RECORDS TO PROCESS
--- --- ---
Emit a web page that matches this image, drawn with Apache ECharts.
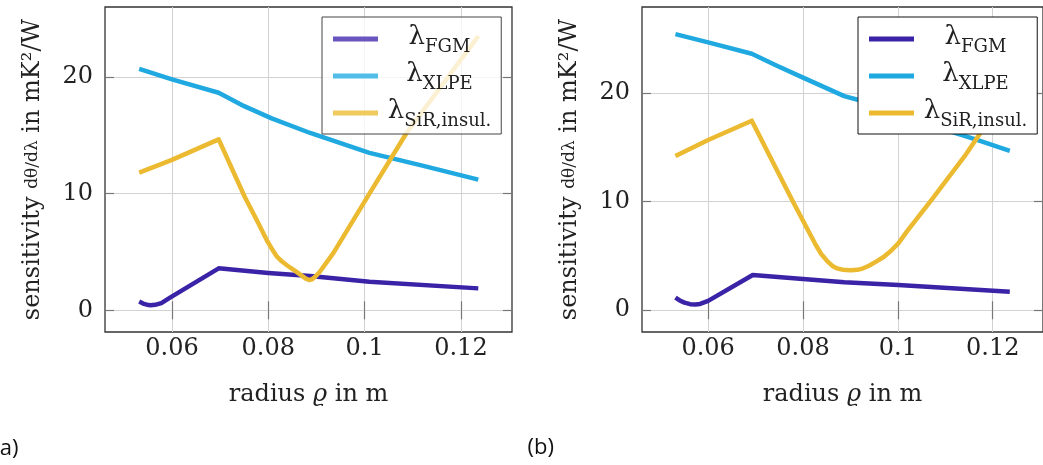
<!DOCTYPE html>
<html><head><meta charset="utf-8">
<script src="https://cdn.jsdelivr.net/npm/echarts@6/dist/echarts.min.js"></script>
<style>html,body{margin:0;padding:0;background:#fff}#c{width:1043px;height:465px}</style>
</head><body><div id="c"></div><script>
// tick labels
const xTicks = [0.06, 0.08, 0.1, 0.12];
const yTicks = [0, 10, 20];
// series names (subscripts of lambda)
const names = ['FGM', 'XLPE', 'SiR,insul.'];
// panel (a): [radius, sensitivity]
const fgmA = [[0.0532,0.75],[0.0540,0.58],[0.0548,0.48],[0.0556,0.44],[0.0565,0.47],[0.0578,0.62],[0.0596,1.08],[0.0697,3.6],[0.0800,3.2],[0.0887,2.94],[0.1010,2.45],[0.1236,1.88]];
const xlpeA = [[0.0532,20.7],[0.0600,19.8],[0.0697,18.65],[0.0750,17.5],[0.0807,16.45],[0.0887,15.2],[0.1010,13.5],[0.1120,12.4],[0.1236,11.2]];
const sirA = [[0.0532,11.8],[0.0600,12.9],[0.0697,14.65],[0.0751,9.73],[0.0776,7.74],[0.0797,6.0],[0.0807,5.3],[0.0817,4.65],[0.0828,4.2],[0.0840,3.82],[0.0855,3.4],[0.0868,3.02],[0.0878,2.72],[0.0885,2.6],[0.0891,2.66],[0.0898,2.9],[0.0907,3.3],[0.0935,4.9],[0.1010,10.0],[0.1087,15.2],[0.1236,23.5]];
// panel (b)
const fgmB = [[0.0531,1.16],[0.0540,0.9],[0.0550,0.7],[0.0562,0.56],[0.0573,0.53],[0.0583,0.58],[0.0600,0.86],[0.0694,3.25],[0.0800,2.87],[0.0887,2.58],[0.1001,2.33],[0.1236,1.71]];
const xlpeB = [[0.0531,25.4],[0.0600,24.65],[0.0692,23.6],[0.0745,22.5],[0.0800,21.4],[0.0887,19.7],[0.0921,19.3],[0.1000,18.1],[0.1100,16.6],[0.1167,15.67],[0.1236,14.66]];
const sirB = [[0.0531,14.2],[0.0600,15.67],[0.0692,17.44],[0.0777,10.15],[0.0825,6.16],[0.0838,5.2],[0.0852,4.47],[0.0862,4.08],[0.0872,3.85],[0.0884,3.73],[0.0900,3.68],[0.0915,3.72],[0.0927,3.86],[0.0940,4.12],[0.0955,4.5],[0.0970,4.9],[0.0985,5.45],[0.1001,6.16],[0.1020,7.3],[0.1071,10.15],[0.1140,14.13],[0.1174,16.3],[0.1236,20.3]];

const colors = ['#3b23a7', '#1fa9e0', '#ebba30'];
const legendColorsA = ['#6a55bf', '#52bde7', '#efca5c'];
const serif = 'DejaVu Serif';

const chart = echarts.init(document.getElementById('c'), null, {renderer: 'canvas'});

const xRange = [[0.0461, 0.1306], [0.04605, 0.1306]];
const yRange = [[-1.86, 26.0], [-2.0, 27.9]];
const grids = [
  {left: 105, top: 7, width: 407, height: 325, show: true, borderColor: '#333', borderWidth: 1.3, backgroundColor: 'transparent'},
  {left: 642, top: 7, width: 412, height: 325, show: true, borderColor: '#333', borderWidth: 1.3, backgroundColor: 'transparent'}
];

const tickStyle = {color: '#777', width: 1.2};
const xAxes = [], yAxes = [];
[0, 1].forEach(i => {
  xAxes.push({
    gridIndex: i, type: 'value', min: xRange[i][0], max: xRange[i][1], position: 'bottom',
    axisLine: {show: false},
    axisTick: {show: true, inside: true, length: 9, customValues: xTicks, lineStyle: tickStyle},
    axisLabel: {customValues: xTicks, fontFamily: serif, fontSize: 24, color: '#222', margin: 5,
      formatter: v => String(+v.toFixed(2))},
    splitLine: {show: true, lineStyle: {color: '#d2d2d2', width: 1}},
    name: 'radius {it|ϱ} in m', nameLocation: 'middle', nameGap: 51,
    nameTextStyle: {fontFamily: serif, fontSize: 24, color: '#222',
      rich: {it: {fontFamily: serif, fontStyle: 'italic', fontSize: 24, color: '#222'}}}
  });
  xAxes.push({
    gridIndex: i, type: 'value', min: xRange[i][0], max: xRange[i][1], position: 'top',
    axisLine: {show: false},
    axisTick: {show: true, inside: true, length: 9, customValues: xTicks, lineStyle: tickStyle},
    axisLabel: {show: false}, splitLine: {show: false}
  });
  yAxes.push({
    gridIndex: i, type: 'value', min: yRange[i][0], max: yRange[i][1], position: 'left',
    axisLine: {show: false},
    axisTick: {show: true, inside: true, length: 9, customValues: yTicks, lineStyle: tickStyle},
    axisLabel: {customValues: yTicks, fontFamily: serif, fontSize: 24, color: '#222', margin: 12},
    splitLine: {show: true, lineStyle: {color: '#d2d2d2', width: 1}},
    name: 'sensitivity {f|dθ/dλ} in mK²/W', nameLocation: 'middle', nameGap: 60, nameRotate: 90,
    nameTextStyle: {fontFamily: serif, fontSize: 24, color: '#222',
      rich: {f: {fontFamily: serif, fontSize: 17, color: '#222'}}}
  });
  yAxes.push({
    gridIndex: i, type: 'value', min: yRange[i][0], max: yRange[i][1], position: 'right',
    axisLine: {show: false},
    axisTick: {show: true, inside: true, length: 9, customValues: yTicks, lineStyle: tickStyle},
    axisLabel: {show: false}, splitLine: {show: false}
  });
});

const dataSets = [[fgmA, xlpeA, sirA], [fgmB, xlpeB, sirB]];
const series = [];
[0, 1].forEach(i => {
  names.forEach((n, k) => {
    series.push({
      type: 'line', name: n, xAxisIndex: 2 * i, yAxisIndex: 2 * i,
      data: dataSets[i][k], symbol: 'none', smooth: false,
      lineStyle: {width: 4.5, color: colors[k], join: 'round', cap: 'butt'},
      itemStyle: {color: colors[k]}, z: 2
    });
  });
});

const legendText = {
  width: 113, fontFamily: serif, color: '#222',
  rich: {
    l: {fontFamily: serif, fontSize: 26, lineHeight: 30, verticalAlign: 'top', align: 'center', color: '#222'},
    s: {fontFamily: serif, fontSize: 18, lineHeight: 20, padding: [14, 0, 0, 0], verticalAlign: 'top', align: 'center', color: '#222'}
  }
};
const legendBase = {
  orient: 'vertical', top: 17, padding: [7, 10, 4, 11], itemGap: 5, z: 20,
  icon: 'rect', itemWidth: 45, itemHeight: 5, selectedMode: false,
  formatter: n => '{l|λ}{s|' + n + '}', textStyle: legendText
};

const option = {
  backgroundColor: '#fff',
  animation: false,
  grid: grids,
  xAxis: xAxes,
  yAxis: yAxes,
  series: series,
  legend: [
    Object.assign({}, legendBase, {
      left: 322, borderColor: '#444', borderWidth: 1, backgroundColor: 'rgba(255,255,255,0.78)',
      data: names.map((n, k) => ({name: n, itemStyle: {color: legendColorsA[k]}}))
    }),
    Object.assign({}, legendBase, {
      left: 858, borderColor: '#111', borderWidth: 1, backgroundColor: '#fff',
      data: names.map((n, k) => ({name: n, itemStyle: {color: colors[k]}}))
    })
  ],
  graphic: [
    {type: 'text', right: 1043 - 18.5, top: 438, style: {text: '(a)', font: '22px "Open Sans"', fill: '#111'}},
    {type: 'text', left: 527.5, top: 437, style: {text: '(b)', font: '22px "Open Sans"', fill: '#111'}}
  ]
};
chart.setOption(option);
</script></body></html>
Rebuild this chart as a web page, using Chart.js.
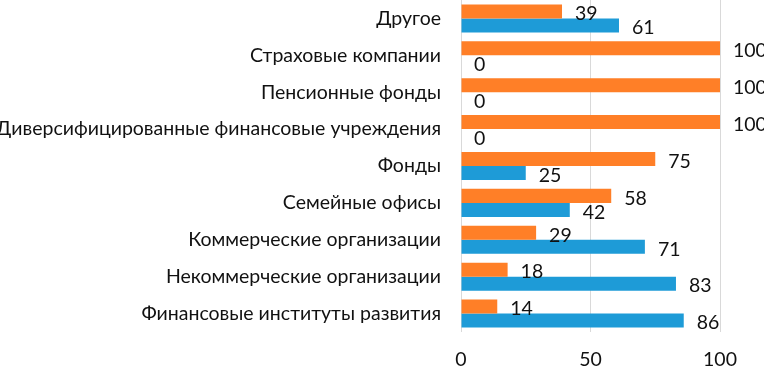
--- --- ---
Go from the first line of the data above to the line containing "const serif = 'DejaVu Serif';" and retype exactly those lines, both included, but none of the pictures.

REPLY TO THE EXERCISE
Emit a web page that matches this image, drawn with Apache ECharts.
<!DOCTYPE html>
<html><head><meta charset="utf-8">
<script src="https://cdn.jsdelivr.net/npm/echarts@6/dist/echarts.min.js"></script>
<style>html,body{margin:0;padding:0;background:#fff}#c{width:1043px;height:465px}</style>
</head><body><div id="c"></div><script>
// tick labels
const xTicks = [0.06, 0.08, 0.1, 0.12];
const yTicks = [0, 10, 20];
// series names (subscripts of lambda)
const names = ['FGM', 'XLPE', 'SiR,insul.'];
// panel (a): [radius, sensitivity]
const fgmA = [[0.0532,0.75],[0.0540,0.58],[0.0548,0.48],[0.0556,0.44],[0.0565,0.47],[0.0578,0.62],[0.0596,1.08],[0.0697,3.6],[0.0800,3.2],[0.0887,2.94],[0.1010,2.45],[0.1236,1.88]];
const xlpeA = [[0.0532,20.7],[0.0600,19.8],[0.0697,18.65],[0.0750,17.5],[0.0807,16.45],[0.0887,15.2],[0.1010,13.5],[0.1120,12.4],[0.1236,11.2]];
const sirA = [[0.0532,11.8],[0.0600,12.9],[0.0697,14.65],[0.0751,9.73],[0.0776,7.74],[0.0797,6.0],[0.0807,5.3],[0.0817,4.65],[0.0828,4.2],[0.0840,3.82],[0.0855,3.4],[0.0868,3.02],[0.0878,2.72],[0.0885,2.6],[0.0891,2.66],[0.0898,2.9],[0.0907,3.3],[0.0935,4.9],[0.1010,10.0],[0.1087,15.2],[0.1236,23.5]];
// panel (b)
const fgmB = [[0.0531,1.16],[0.0540,0.9],[0.0550,0.7],[0.0562,0.56],[0.0573,0.53],[0.0583,0.58],[0.0600,0.86],[0.0694,3.25],[0.0800,2.87],[0.0887,2.58],[0.1001,2.33],[0.1236,1.71]];
const xlpeB = [[0.0531,25.4],[0.0600,24.65],[0.0692,23.6],[0.0745,22.5],[0.0800,21.4],[0.0887,19.7],[0.0921,19.3],[0.1000,18.1],[0.1100,16.6],[0.1167,15.67],[0.1236,14.66]];
const sirB = [[0.0531,14.2],[0.0600,15.67],[0.0692,17.44],[0.0777,10.15],[0.0825,6.16],[0.0838,5.2],[0.0852,4.47],[0.0862,4.08],[0.0872,3.85],[0.0884,3.73],[0.0900,3.68],[0.0915,3.72],[0.0927,3.86],[0.0940,4.12],[0.0955,4.5],[0.0970,4.9],[0.0985,5.45],[0.1001,6.16],[0.1020,7.3],[0.1071,10.15],[0.1140,14.13],[0.1174,16.3],[0.1236,20.3]];

const colors = ['#3b23a7', '#1fa9e0', '#ebba30'];
const legendColorsA = ['#6a55bf', '#52bde7', '#efca5c'];
const serif = 'DejaVu Serif';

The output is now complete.